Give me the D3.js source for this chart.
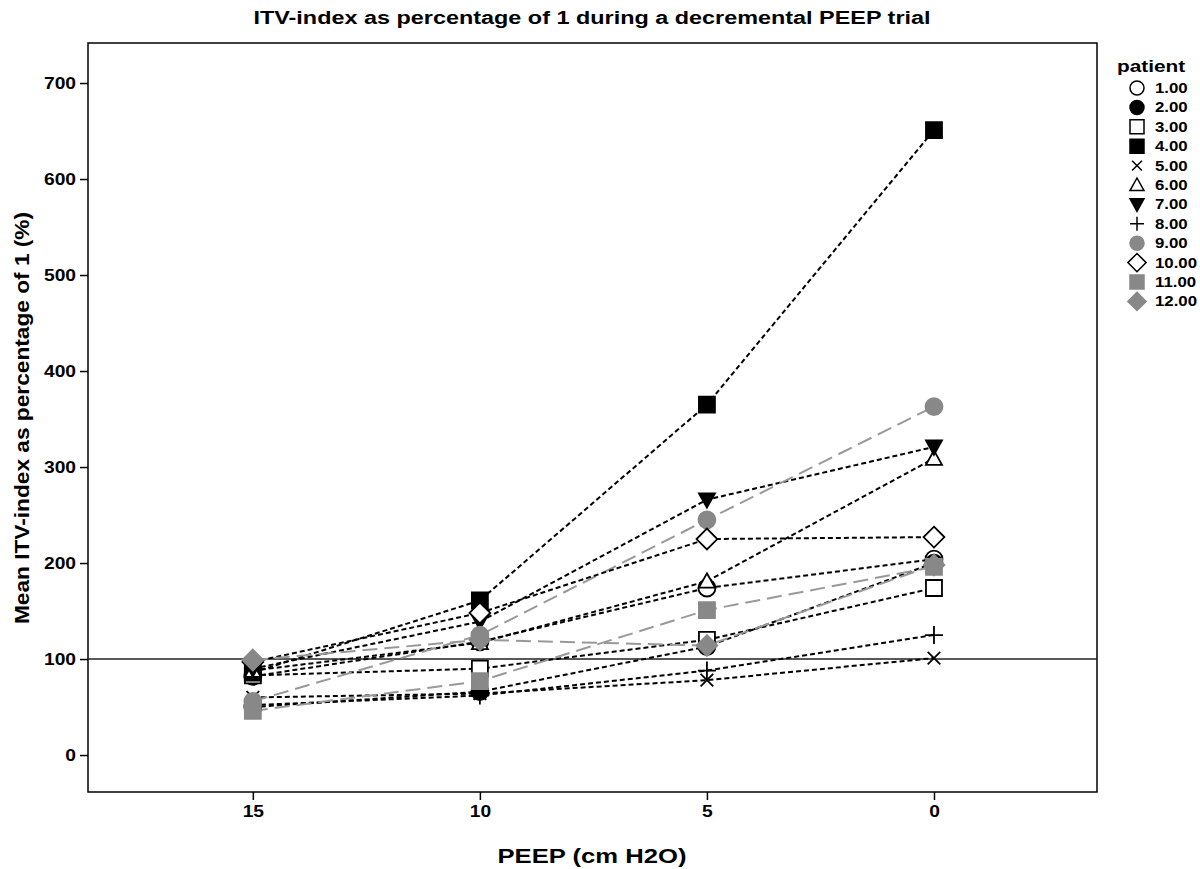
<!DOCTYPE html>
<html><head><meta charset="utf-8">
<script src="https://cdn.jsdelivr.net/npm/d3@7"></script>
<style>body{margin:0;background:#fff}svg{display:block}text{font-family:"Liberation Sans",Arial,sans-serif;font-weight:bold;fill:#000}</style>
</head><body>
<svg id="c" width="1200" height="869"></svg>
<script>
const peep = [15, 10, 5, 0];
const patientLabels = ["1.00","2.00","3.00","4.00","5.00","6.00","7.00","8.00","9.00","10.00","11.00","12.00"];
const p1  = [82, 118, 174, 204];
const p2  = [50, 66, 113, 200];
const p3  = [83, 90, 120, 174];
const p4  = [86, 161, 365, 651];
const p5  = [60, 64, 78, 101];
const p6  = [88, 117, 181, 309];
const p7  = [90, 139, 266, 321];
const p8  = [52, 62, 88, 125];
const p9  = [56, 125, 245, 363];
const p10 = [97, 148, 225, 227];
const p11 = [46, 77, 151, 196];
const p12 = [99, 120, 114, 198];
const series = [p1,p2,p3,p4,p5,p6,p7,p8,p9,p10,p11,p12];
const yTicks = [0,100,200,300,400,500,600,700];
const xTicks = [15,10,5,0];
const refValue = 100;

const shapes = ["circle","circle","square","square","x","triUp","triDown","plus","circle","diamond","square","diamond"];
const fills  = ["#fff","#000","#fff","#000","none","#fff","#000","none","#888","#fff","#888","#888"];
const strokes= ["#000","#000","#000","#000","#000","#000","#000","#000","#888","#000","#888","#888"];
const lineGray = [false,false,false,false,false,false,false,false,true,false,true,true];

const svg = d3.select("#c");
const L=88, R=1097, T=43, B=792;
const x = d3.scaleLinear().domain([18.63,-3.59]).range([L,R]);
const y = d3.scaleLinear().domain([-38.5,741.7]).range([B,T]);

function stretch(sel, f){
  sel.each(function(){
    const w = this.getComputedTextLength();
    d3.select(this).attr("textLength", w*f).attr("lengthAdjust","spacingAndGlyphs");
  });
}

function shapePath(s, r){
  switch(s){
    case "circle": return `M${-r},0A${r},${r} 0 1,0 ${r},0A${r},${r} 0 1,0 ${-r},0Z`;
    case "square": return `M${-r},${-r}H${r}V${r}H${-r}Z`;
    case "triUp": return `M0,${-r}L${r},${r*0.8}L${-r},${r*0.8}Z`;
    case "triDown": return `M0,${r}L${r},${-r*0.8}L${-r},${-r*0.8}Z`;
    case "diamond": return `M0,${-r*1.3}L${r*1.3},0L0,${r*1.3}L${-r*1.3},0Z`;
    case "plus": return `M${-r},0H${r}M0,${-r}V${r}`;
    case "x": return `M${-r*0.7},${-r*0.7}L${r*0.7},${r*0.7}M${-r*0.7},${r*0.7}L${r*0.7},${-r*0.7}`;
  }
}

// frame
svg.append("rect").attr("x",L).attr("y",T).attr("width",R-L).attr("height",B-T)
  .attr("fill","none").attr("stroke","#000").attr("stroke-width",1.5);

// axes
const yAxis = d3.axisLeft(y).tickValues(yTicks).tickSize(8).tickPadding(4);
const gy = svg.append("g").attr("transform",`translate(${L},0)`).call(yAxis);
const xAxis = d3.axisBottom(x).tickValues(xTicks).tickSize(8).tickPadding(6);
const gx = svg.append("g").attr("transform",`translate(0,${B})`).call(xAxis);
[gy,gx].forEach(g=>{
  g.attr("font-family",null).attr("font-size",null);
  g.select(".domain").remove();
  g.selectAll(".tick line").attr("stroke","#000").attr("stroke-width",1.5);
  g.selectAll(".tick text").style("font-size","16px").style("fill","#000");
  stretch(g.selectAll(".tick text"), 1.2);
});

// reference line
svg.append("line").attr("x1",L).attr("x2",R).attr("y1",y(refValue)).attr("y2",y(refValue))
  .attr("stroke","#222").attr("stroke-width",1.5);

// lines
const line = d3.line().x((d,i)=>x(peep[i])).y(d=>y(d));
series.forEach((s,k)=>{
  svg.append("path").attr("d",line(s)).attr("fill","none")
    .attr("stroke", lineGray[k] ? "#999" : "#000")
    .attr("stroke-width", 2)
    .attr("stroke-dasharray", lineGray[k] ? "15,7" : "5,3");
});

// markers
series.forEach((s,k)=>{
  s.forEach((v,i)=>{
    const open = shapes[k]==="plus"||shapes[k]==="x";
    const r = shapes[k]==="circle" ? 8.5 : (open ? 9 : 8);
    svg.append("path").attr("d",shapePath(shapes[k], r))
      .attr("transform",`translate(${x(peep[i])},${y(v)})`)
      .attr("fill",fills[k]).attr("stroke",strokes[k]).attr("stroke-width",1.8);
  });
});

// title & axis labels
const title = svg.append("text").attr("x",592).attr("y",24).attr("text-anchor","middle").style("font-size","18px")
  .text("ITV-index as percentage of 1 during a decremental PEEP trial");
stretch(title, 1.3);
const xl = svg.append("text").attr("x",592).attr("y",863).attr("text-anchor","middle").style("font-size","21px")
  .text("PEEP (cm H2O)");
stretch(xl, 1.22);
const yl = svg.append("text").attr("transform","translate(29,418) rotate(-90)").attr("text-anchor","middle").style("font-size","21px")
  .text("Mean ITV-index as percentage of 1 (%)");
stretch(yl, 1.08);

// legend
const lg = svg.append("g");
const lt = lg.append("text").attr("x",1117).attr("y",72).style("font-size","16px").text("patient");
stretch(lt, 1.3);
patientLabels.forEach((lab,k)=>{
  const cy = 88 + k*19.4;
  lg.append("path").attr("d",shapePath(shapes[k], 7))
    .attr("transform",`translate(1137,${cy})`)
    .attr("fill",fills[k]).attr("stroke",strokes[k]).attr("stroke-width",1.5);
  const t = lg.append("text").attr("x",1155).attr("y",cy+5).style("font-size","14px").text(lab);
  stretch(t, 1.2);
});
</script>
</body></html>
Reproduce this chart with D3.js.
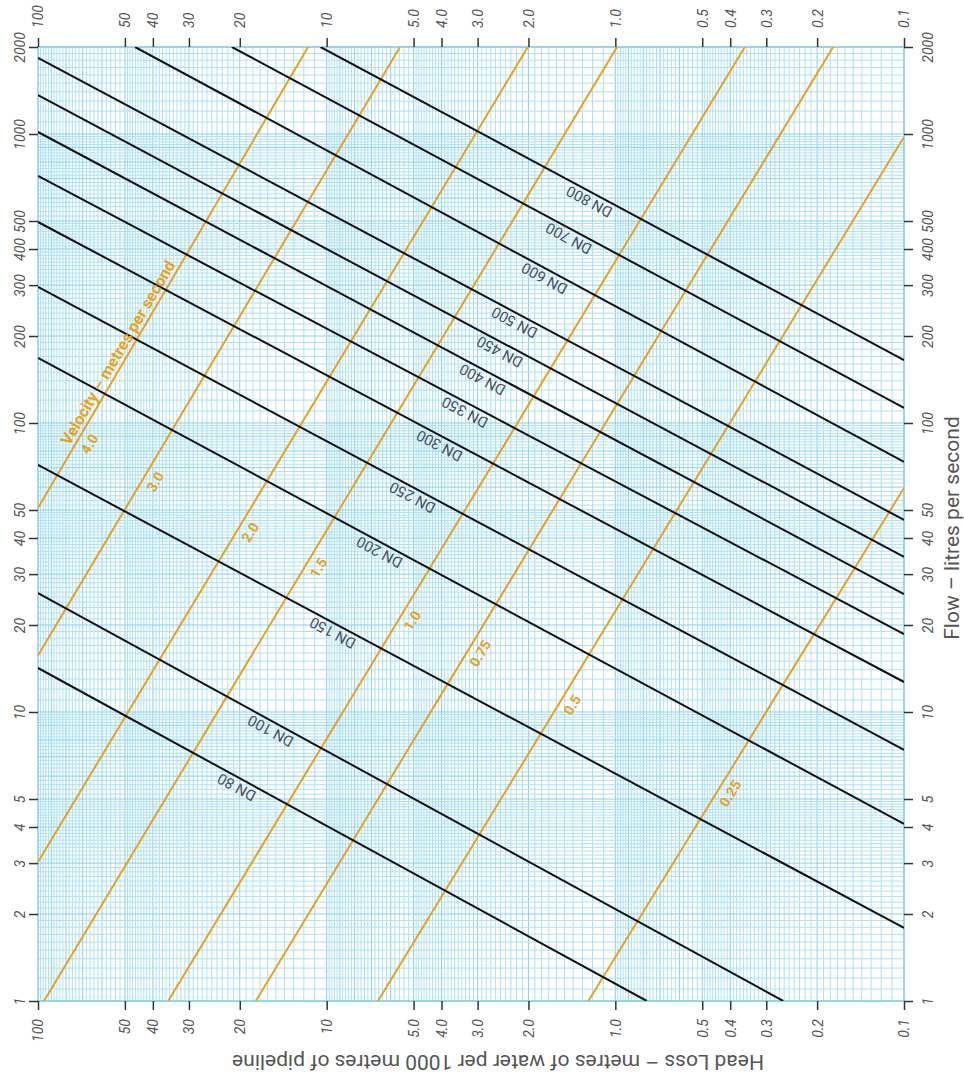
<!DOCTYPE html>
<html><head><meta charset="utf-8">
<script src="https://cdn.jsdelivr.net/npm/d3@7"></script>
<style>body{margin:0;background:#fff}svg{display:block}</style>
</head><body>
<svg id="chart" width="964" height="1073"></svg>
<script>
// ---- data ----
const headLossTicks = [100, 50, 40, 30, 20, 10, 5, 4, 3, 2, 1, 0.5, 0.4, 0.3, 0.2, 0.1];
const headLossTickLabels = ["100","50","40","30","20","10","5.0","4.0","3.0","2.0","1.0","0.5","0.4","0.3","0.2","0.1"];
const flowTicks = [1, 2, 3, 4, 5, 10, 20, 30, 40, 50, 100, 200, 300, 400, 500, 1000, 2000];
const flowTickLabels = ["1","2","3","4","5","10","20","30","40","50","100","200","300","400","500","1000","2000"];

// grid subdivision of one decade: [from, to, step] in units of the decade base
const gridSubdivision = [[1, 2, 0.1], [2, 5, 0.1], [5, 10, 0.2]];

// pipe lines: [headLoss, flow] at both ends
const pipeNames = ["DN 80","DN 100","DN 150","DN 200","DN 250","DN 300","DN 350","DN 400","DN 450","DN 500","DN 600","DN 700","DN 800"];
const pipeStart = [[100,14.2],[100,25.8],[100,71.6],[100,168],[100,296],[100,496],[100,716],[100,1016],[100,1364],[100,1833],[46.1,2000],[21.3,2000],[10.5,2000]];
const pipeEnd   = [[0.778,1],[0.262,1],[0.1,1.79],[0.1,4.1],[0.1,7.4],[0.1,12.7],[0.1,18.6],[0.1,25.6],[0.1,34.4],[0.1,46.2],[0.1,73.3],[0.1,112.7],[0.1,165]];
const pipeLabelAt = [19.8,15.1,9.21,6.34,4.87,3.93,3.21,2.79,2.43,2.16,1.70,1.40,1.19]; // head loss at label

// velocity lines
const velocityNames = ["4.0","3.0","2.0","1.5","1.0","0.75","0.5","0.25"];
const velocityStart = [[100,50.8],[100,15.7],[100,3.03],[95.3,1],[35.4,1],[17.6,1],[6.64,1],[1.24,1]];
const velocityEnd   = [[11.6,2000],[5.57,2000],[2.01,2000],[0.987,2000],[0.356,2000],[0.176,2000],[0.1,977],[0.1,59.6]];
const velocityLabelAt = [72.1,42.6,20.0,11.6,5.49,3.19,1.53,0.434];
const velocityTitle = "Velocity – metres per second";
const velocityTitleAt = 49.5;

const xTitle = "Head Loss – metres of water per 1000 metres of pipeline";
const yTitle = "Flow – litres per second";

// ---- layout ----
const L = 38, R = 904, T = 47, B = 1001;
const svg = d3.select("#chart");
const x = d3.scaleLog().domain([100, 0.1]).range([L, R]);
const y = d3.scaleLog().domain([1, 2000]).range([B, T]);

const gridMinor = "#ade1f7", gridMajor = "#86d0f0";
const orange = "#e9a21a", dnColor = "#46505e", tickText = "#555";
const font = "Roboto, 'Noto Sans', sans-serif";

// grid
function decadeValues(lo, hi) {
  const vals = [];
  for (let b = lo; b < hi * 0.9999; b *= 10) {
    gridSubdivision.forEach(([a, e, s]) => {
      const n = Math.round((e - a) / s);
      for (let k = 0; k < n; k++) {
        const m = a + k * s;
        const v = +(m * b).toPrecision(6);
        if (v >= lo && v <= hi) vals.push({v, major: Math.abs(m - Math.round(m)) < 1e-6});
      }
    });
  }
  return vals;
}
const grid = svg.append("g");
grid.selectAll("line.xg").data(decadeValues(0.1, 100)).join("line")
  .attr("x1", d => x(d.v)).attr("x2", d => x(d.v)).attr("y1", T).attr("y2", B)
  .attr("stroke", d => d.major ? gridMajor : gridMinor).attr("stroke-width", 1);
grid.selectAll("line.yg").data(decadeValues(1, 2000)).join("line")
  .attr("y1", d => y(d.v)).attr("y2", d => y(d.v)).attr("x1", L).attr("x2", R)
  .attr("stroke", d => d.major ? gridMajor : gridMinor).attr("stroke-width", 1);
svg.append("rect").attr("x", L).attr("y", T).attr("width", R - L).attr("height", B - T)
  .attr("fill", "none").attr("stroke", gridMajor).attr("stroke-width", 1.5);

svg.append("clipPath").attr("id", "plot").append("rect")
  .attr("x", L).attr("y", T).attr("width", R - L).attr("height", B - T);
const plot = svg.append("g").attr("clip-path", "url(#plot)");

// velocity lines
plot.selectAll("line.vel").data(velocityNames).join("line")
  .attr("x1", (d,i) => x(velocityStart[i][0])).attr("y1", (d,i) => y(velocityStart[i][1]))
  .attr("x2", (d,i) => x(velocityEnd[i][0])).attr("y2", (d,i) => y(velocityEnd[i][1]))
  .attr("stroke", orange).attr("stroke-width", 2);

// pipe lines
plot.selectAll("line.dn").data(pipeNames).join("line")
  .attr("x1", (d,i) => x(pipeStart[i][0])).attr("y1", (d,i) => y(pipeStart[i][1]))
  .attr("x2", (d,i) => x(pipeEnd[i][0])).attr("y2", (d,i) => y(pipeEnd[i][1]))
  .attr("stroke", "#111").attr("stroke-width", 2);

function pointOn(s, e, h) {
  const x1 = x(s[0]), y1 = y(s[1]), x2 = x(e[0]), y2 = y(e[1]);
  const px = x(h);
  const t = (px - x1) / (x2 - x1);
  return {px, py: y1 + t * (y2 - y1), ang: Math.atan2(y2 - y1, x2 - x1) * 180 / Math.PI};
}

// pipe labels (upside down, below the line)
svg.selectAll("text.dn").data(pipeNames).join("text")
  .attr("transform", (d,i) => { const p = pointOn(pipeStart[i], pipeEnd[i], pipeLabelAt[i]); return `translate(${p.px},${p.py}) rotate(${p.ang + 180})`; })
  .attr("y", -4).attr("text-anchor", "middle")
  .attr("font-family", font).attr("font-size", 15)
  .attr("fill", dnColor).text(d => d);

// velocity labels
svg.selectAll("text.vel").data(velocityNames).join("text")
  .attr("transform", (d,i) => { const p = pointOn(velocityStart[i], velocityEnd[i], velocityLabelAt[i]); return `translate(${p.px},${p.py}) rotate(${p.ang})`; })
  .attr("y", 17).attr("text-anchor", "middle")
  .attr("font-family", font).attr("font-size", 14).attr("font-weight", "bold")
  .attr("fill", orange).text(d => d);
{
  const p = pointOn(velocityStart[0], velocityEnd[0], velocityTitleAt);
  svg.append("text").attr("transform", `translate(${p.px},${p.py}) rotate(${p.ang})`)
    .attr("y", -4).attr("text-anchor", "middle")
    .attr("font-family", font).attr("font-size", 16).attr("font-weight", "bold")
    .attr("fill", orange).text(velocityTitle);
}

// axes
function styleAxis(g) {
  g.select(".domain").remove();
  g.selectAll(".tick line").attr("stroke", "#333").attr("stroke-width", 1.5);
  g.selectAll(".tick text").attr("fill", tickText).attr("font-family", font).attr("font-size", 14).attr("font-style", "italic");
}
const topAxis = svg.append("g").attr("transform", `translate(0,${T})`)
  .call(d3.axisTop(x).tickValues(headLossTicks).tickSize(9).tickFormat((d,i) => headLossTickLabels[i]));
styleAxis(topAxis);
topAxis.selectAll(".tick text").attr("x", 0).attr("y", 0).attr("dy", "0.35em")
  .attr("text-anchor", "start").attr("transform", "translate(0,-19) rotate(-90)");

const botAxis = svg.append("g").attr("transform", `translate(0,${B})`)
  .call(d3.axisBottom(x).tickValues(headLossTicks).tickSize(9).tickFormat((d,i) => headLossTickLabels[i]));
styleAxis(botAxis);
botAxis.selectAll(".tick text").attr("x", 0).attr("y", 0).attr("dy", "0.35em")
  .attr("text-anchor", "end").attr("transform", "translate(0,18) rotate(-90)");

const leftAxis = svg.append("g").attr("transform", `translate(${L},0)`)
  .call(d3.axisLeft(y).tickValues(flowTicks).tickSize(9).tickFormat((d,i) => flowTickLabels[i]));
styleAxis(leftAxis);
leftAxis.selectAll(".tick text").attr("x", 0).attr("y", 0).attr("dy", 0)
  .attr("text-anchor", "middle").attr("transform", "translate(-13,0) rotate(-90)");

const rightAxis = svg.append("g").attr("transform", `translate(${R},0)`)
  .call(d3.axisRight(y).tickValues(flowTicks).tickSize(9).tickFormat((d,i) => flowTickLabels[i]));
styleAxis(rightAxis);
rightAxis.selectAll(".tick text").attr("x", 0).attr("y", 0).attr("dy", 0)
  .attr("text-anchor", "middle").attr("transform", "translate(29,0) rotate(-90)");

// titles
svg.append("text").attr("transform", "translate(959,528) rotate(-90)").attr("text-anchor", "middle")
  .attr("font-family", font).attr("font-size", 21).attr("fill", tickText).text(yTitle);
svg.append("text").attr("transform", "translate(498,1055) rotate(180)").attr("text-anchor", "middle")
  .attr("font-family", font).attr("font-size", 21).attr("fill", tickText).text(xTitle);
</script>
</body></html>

Requirements — Reproduce the data above exactly, but only from the line containing "Reproduce this chart with D3.js." through the line containing "[5, 10, 0.2]];"; skip the pictures.

Finished answer —
Reproduce this chart with D3.js.
<!DOCTYPE html>
<html><head><meta charset="utf-8">
<script src="https://cdn.jsdelivr.net/npm/d3@7"></script>
<style>body{margin:0;background:#fff}svg{display:block}</style>
</head><body>
<svg id="chart" width="964" height="1073"></svg>
<script>
// ---- data ----
const headLossTicks = [100, 50, 40, 30, 20, 10, 5, 4, 3, 2, 1, 0.5, 0.4, 0.3, 0.2, 0.1];
const headLossTickLabels = ["100","50","40","30","20","10","5.0","4.0","3.0","2.0","1.0","0.5","0.4","0.3","0.2","0.1"];
const flowTicks = [1, 2, 3, 4, 5, 10, 20, 30, 40, 50, 100, 200, 300, 400, 500, 1000, 2000];
const flowTickLabels = ["1","2","3","4","5","10","20","30","40","50","100","200","300","400","500","1000","2000"];

// grid subdivision of one decade: [from, to, step] in units of the decade base
const gridSubdivision = [[1, 2, 0.1], [2, 5, 0.1], [5, 10, 0.2]];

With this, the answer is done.